While the Cowles collection “is a very fine collection in its way”, Lynch says, it is not in the same league as the Aga Khan’s. “What was really remarkable about Sadruddin’s collection was the fact that when he was buying in the 1970s, there was so much on the market. Things were pouring out of India after Indira Gandhi [then prime minister] withdrew the Privy purses of the princes in 1971. There was a huge amount of material, and so to be quite so discerning, was really the remarkable thing about [the Aga Khan] collection.”
A recent phenomenon, noted by Carter, Lynch and Plumbly, is that Indian buyers who have previously concentrated on contemporary art have started to cross over into classical Indian painting. Plumbly comments that some collectors who bought miniatures for the first time in the Aga Khan sale returned to buy from the Cowles collection, plus some entirely new names.
“What’s actually changed in the last one-and-a-half or two years—and was really firstly manifest at the Aga Khan sale in October—is that new Indian buyers have come into the market,” Lynch says. “Almost all are collectors of Indian contemporary art and that market has been booming.” Lynch identifies “three very major Indian contemporary collectors” who have been active in the Indian miniatures market since the Aga Khan sale in October, and are particularly attracted to ascribed paintings from well-known albums such as the Brabourne-Ardeshir.

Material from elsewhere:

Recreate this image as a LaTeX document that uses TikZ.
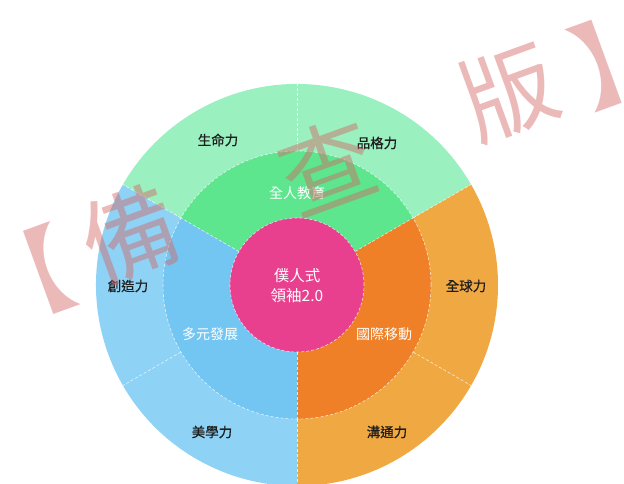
\documentclass[tikz,border=0pt]{standalone}
\usepackage{fontspec}
\newfontfamily\cjk{Noto Sans CJK TC}
\newfontfamily\cjkb[FakeBold=0.6]{Noto Sans CJK TC}
\definecolor{ogreen}{RGB}{155,240,192}
\definecolor{mgreen}{RGB}{94,230,142}
\definecolor{oblue}{RGB}{142,210,245}
\definecolor{mblue}{RGB}{116,198,242}
\definecolor{oorange}{RGB}{240,168,66}
\definecolor{morange}{RGB}{239,128,39}
\definecolor{cpink}{RGB}{232,64,143}
\definecolor{wmark}{RGB}{212,100,100}
\definecolor{labtext}{RGB}{30,30,30}
\tikzset{
  divider/.style={draw=white, dash pattern=on 3pt off 2pt, line width=0.6pt, draw opacity=0.75},
  outerlab/.style={font=\cjkb\fontsize{13.5}{15}\selectfont, text=labtext, inner sep=0pt},
  midlab/.style={font=\cjk\fontsize{14}{16}\selectfont, text=white, inner sep=0pt},
  centerlab/.style={font=\cjk\fontsize{15.5}{20}\selectfont, text=white, align=center, inner sep=0pt},
  wm/.style={font=\cjk\fontsize{95}{95}\selectfont, text=wmark, text opacity=0.45, rotate=20, inner sep=0pt}
}
\begin{document}
\begin{tikzpicture}[x=1pt,y=1pt]
\useasboundingbox (0,0) rectangle (624,484);
\clip (0,0) rectangle (624,484);
\coordinate (c) at (297,199);
% outer ring
\fill[ogreen] (c) -- ++(30:201) arc[start angle=30,end angle=150,radius=201] -- cycle;
\fill[oblue] (c) -- ++(150:201) arc[start angle=150,end angle=270,radius=201] -- cycle;
\fill[oorange] (c) -- ++(-90:201) arc[start angle=-90,end angle=30,radius=201] -- cycle;
% middle ring
\fill[mgreen] (c) -- ++(30:134) arc[start angle=30,end angle=150,radius=134] -- cycle;
\fill[mblue] (c) -- ++(150:134) arc[start angle=150,end angle=270,radius=134] -- cycle;
\fill[morange] (c) -- ++(-90:134) arc[start angle=-90,end angle=30,radius=134] -- cycle;
% dividers
\foreach \a in {30,90,150,210,270,330} {
  \draw[divider] (c) ++(\a:134) -- ++(\a:67);
}
\foreach \a in {30,150,270} {
  \draw[divider] (c) ++(\a:67) -- ++(\a:67);
}
\draw[divider] (c) circle[radius=134];
% centre
\fill[cpink] (c) circle[radius=67];
\draw[divider] (c) circle[radius=67];
% labels
\node[outerlab] (l1) at (218,344) {生命力};
\node[outerlab] (l2) at (377,341) {品格力};
\node[outerlab] (l3) at (128,198) {創造力};
\node[outerlab] (l4) at (466,198) {全球力};
\node[outerlab] (l5) at (212,52) {美學力};
\node[outerlab] (l6) at (387,52) {溝通力};
\node[midlab] (m1) at (297,291) {全人教育};
\node[midlab] (m2) at (210,150) {多元發展};
\node[midlab] (m3) at (384,150) {國際移動};
\node[centerlab] (ctr) at (297,198) {僕人式\\領袖2.0};
% watermark
\node[wm] (w1) at (24,206) {【};
\node[wm] (w2) at (130,249) {備};
\node[wm] (w3) at (327,318) {查};
\node[wm] (w4) at (509,392) {版};
\node[wm] (w5) at (622,428) {】};
\end{tikzpicture}
\end{document}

This strength is part of a broader upswelling in the Indian paintings market. Lynch mentions the sale at Pundoles in Mumbai in March 2025, in which a miniature by Raja Ravi Varma (1848-1906) sold for around $1.7m (160m Indian rupees, with fees), despite the fact it was listed as a national treasure therefore could not be exported. Only last month, Raja Ravi Varma’s Yashoda and Krishna (1890s) sold for $17.9m (or 1,672m Indian rupees, with fees) at Saffronart in Mumbai, setting a new record for any South Asian painting.